A new public opinion poll, conducted by SES Research, confirms that almost 6 in 10 Canadians want personal possession of marijuana to be legal, not just decriminalized. The BCCLA has long advocated for the reform of Canada’s outdated, and unsuccessful, approach to marijuana use. As a matter of individual autonomy, the BCCLA believes that adult Canadians are able to make decisions about what substances they choose to ingest.
According to BCCLA President John Russell: “The empirical evidence is clear – marijuana is a relatively harmless plant and its prohibition does more harm than good. This polling data confirms that most Canadians agree with the BCCLA that marijuana laws must be reformed, and that people who choose to use should simply be left alone.”

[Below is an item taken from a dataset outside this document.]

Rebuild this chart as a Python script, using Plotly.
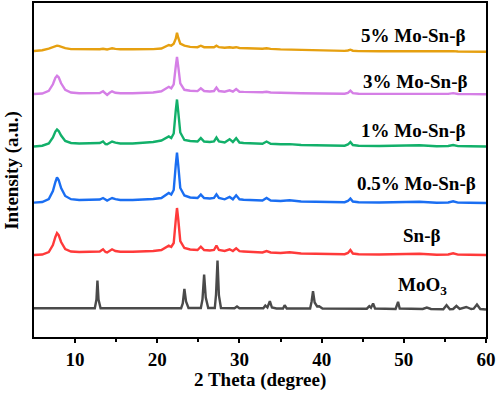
import plotly.graph_objects as go

# ---------------- data ----------------
two_theta_beta = [5.0, 6.0, 6.8, 7.3, 7.6, 7.8, 8.0, 8.3, 8.8, 9.5, 10.5, 12.0, 13.0, 13.4, 13.7,
                  13.9, 14.2, 14.5, 14.9, 15.5, 17.0, 18.5, 19.5, 20.5, 21.1, 21.4, 21.7, 22.0,
                  22.25, 22.4, 22.55, 22.8, 23.3, 24.0, 24.9, 25.3, 25.7, 26.4, 26.9, 27.2, 27.5,
                  28.2, 28.8, 29.2, 29.6, 30.0, 30.5, 31.5, 32.8, 33.3, 33.8, 35.0, 36.1, 37.5,
                  40.0, 42.8, 43.2, 43.5, 43.8, 44.5, 47.0, 50.0, 51.9, 54.0, 55.4, 56.0, 56.6,
                  58.0, 60.0]

int_sn_beta = [0, 0.5, 3, 10, 18, 22, 20, 13, 6, 3.5, 3, 3, 3.5, 5.7, 3,
               2.5, 4, 5.7, 4, 3.3, 3.3, 3.5, 4, 5, 7.5, 9.3, 8, 12,
               35, 47, 36, 14, 7, 5.5, 5, 8.3, 5, 4.5, 5, 9.3, 5,
               4, 5.7, 4, 6.7, 3.8, 3.5, 2.8, 2.5, 4, 2.5, 2, 2.8, 1.5,
               1, 0.8, 2, 5, 1.5, 0.8, 0.5, 0.5, 1.2, 0.3, 0.5, 1.7, 0.4,
               0.2, 0]

int_mo05 = [0.4, 1, 4, 12, 21, 25.5, 23, 15, 7, 3.8, 3, 3, 3.5, 5, 3,
            2.5, 3.8, 5, 3.8, 3, 3, 3.3, 4, 5, 8, 10, 8.5, 13,
            38, 50.5, 38, 15, 7.5, 5.5, 5, 8.4, 5, 4.5, 5, 8.7, 5,
            3.7, 6, 3.7, 7.7, 3.7, 3.3, 2.8, 2.5, 5, 2.5, 2, 2.7, 1.5,
            1, 0.8, 2, 4.4, 1.5, 0.8, 0.5, 0.5, 1.2, 0.3, 0.5, 1.7, 0.4,
            0.2, 0]

int_mo1 = [0, 0.8, 3, 9, 15, 17, 15.5, 11, 5.5, 3.5, 3, 3, 3.5, 5, 2.5,
           2.3, 3.8, 5, 3.8, 3, 3, 3.5, 4.5, 6, 8.5, 10, 8.5, 13,
           36, 47, 35, 14, 6.5, 5.5, 5, 8.4, 5, 4.5, 5, 9, 5,
           4, 7.3, 4.5, 8.3, 4, 3.5, 3, 2.8, 5, 2.8, 2.2, 2.4, 1.5,
           1, 0.8, 2, 4.4, 1.5, 0.8, 0.5, 0.5, 1.2, 0.3, 0.5, 1.5, 0.4,
           0.2, 0]

int_mo3 = [0.3, 0.8, 3.5, 10, 16.5, 18.5, 17, 11, 4.5, 1.8, 1, 1, 1.3, 3, 0.5,
           -0.7, 1.5, 3, 1.5, 1, 1, 1.2, 1.8, 3, 5.5, 7.5, 6, 10,
           28, 37.5, 28, 11, 4.5, 3.5, 3.2, 6, 3.3, 2.8, 3.3, 6.7, 3.3,
           2.6, 4, 2.6, 5.3, 2.6, 2.4, 2, 2, 2.6, 1.8, 1.5, 1, 1,
           0.8, 0.6, 1.5, 3.6, 1.2, 0.6, 0.4, 0.4, 1, 0.3, 0.4, 1.2, 0.3,
           0.2, 0]

int_mo5 = [0.7, 1.5, 3, 4.5, 5.5, 6, 5.8, 5, 3.5, 2.6, 2.4, 2.4, 2.4, 3, 2.4,
           2.2, 2.8, 3.4, 2.8, 2.4, 2.4, 2.4, 2.6, 3.2, 5, 6.7, 6, 8,
           13, 19, 14, 8, 6, 4.8, 4.5, 6, 4.5, 4.3, 4.5, 6, 4.5,
           4, 4.5, 4, 4.5, 3.7, 3.5, 3.2, 3, 3.4, 2.8, 2.3, 2, 1.5,
           1, 0.8, 1.2, 2, 1, 0.6, 0.4, 0.4, 1, 0.3, 0.3, 0.6, 0.2,
           0.1, 0]

two_theta_moo3 = [5.0, 10.0, 12.4, 12.6, 12.72, 12.85, 13.1, 20.0, 22.9, 23.1, 23.3, 23.5, 23.8,
                  25.3, 25.5, 25.7, 25.9, 26.2, 27.0, 27.15, 27.33, 27.5, 27.75, 29.4, 29.7,
                  30.0, 32.9, 33.15, 33.4, 33.7, 33.95, 34.5, 35.3, 35.5, 35.75, 38.6, 38.78,
                  38.95, 39.15, 39.45, 39.7, 40.1, 45.5, 45.8, 46.0, 46.26, 46.5, 49.0, 49.15,
                  49.3, 49.5, 52.3, 52.8, 53.3, 54.8, 55.2, 55.6, 56.0, 56.4, 56.8, 57.6, 58.2,
                  58.5, 58.9, 59.3, 60.0]

int_moo3 = [1.2, 1.2, 1.2, 10, 29, 10, 1.2, 1.2, 1.3, 6, 20.7, 8, 1.5,
            1.5, 10, 35, 12, 1.5, 1.5, 15, 49, 14, 1.5, 1.3, 3,
            1.2, 1.2, 4, 2, 8.3, 2, 1, 1, 4.3, 1, 1, 8,
            18.3, 7, 3, 3.2, 1, 0.8, 3.3, 1.8, 6, 1, 0.5, 4,
            7.6, 1, 0.5, 2, 0.5, 0.3, 4.3, 0.3, 0.5, 3.5, 0.5, 2.5, 0.5,
            0.8, 5, 0.5, 0]

series_names = ["MoO<sub>3</sub>", "Sn-β", "0.5% Mo-Sn-β", "1% Mo-Sn-β", "3% Mo-Sn-β", "5% Mo-Sn-β"]
series_x = [two_theta_moo3, two_theta_beta, two_theta_beta, two_theta_beta, two_theta_beta, two_theta_beta]
series_y = [int_moo3, int_sn_beta, int_mo05, int_mo1, int_mo3, int_mo5]
offsets = [27.5, 82, 134, 190.5, 242.7, 285.3]
colors = ["#4a4a4a", "#ff3a3a", "#1a6ef2", "#12b06a", "#d57fe6", "#e6a010"]
label_pos = [(52.3, 51), (52.2, 102), (51.6, 154), (51.1, 207), (51.3, 256), (51.1, 302)]

# ---------------- figure ----------------
FONT = "Liberation Serif, Times New Roman, serif"
fig = go.Figure()
for xs, ys, off, col in zip(series_x, series_y, offsets, colors):
    fig.add_trace(go.Scatter(x=xs, y=[v + off for v in ys], mode="lines",
                             line=dict(color=col, width=2.4), showlegend=False, hoverinfo="skip"))

for name, (lx, ly) in zip(series_names, label_pos):
    fig.add_annotation(x=lx, y=ly, xref="x", yref="y", text=name, showarrow=False,
                       font=dict(family=FONT, size=19, color="black", weight="bold"),
                       xanchor="center", yanchor="middle")

fig.add_annotation(x=0.5, y=-0.129, xref="paper", yref="paper", text="2 Theta (degree)",
                   showarrow=False, font=dict(family=FONT, size=19, color="black", weight="bold"),
                   xanchor="center", yanchor="middle")
fig.add_annotation(x=-0.049, y=0.5, xref="paper", yref="paper", text="Intensity (a.u.)",
                   showarrow=False, textangle=-90,
                   font=dict(family=FONT, size=19, color="black", weight="bold"),
                   xanchor="center", yanchor="middle")

fig.update_layout(
    width=498, height=393,
    margin=dict(l=34, r=12, t=3, b=56),
    paper_bgcolor="white", plot_bgcolor="white",
    xaxis=dict(range=[5, 60], tickvals=[10, 20, 30, 40, 50, 60], ticks="outside",
               ticklen=4, tickwidth=2, tickcolor="black", automargin=False,
               minor=dict(tickvals=[15, 25, 35, 45, 55], ticks="outside", ticklen=2.5,
                          tickwidth=1.5, tickcolor="black"),
               showline=True, linewidth=2, linecolor="black", mirror=True,
               showgrid=False, zeroline=False,
               tickfont=dict(family=FONT, size=19, color="black", weight="bold")),
    yaxis=dict(range=[0, 334], showticklabels=False, ticks="", showgrid=False, zeroline=False,
               automargin=False,
               showline=True, linewidth=2, linecolor="black", mirror=True),
)

fig.write_html("out.html", config={"displayModeBar": False},
               post_script="document.body.style.margin='0';document.body.style.padding='0';")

The polls also demonstrate that only a very small minority (8%) of Canadians believe that possession should be a criminal offence. Instead, a majority of Canadians believe that the government should be regulating and taxing the marijuana industry, instead of spending $400 million per year on prohibition.
Given the attitude of the public, and the conclusions of virtually every Parliamentary and Senate inquiries into cannabis use (that prohibition is the worst policy alternative available), the BCCLA wonders why our lawmakers are so far behind the curve on this issue. For civil libertarians the issue is clear – a commitment to freedom and individual rights requires legalization. Now that the public appears to agree, one wonders how long it will take Parliament to catch up.
Russell said today: “The public recognizes that marijuana prohibition is wasteful in money in lives. Let’s tax and regulate the marijuana industry and use the money for better purposes than filling the courts and jails with persons who have not committed any real crimes.”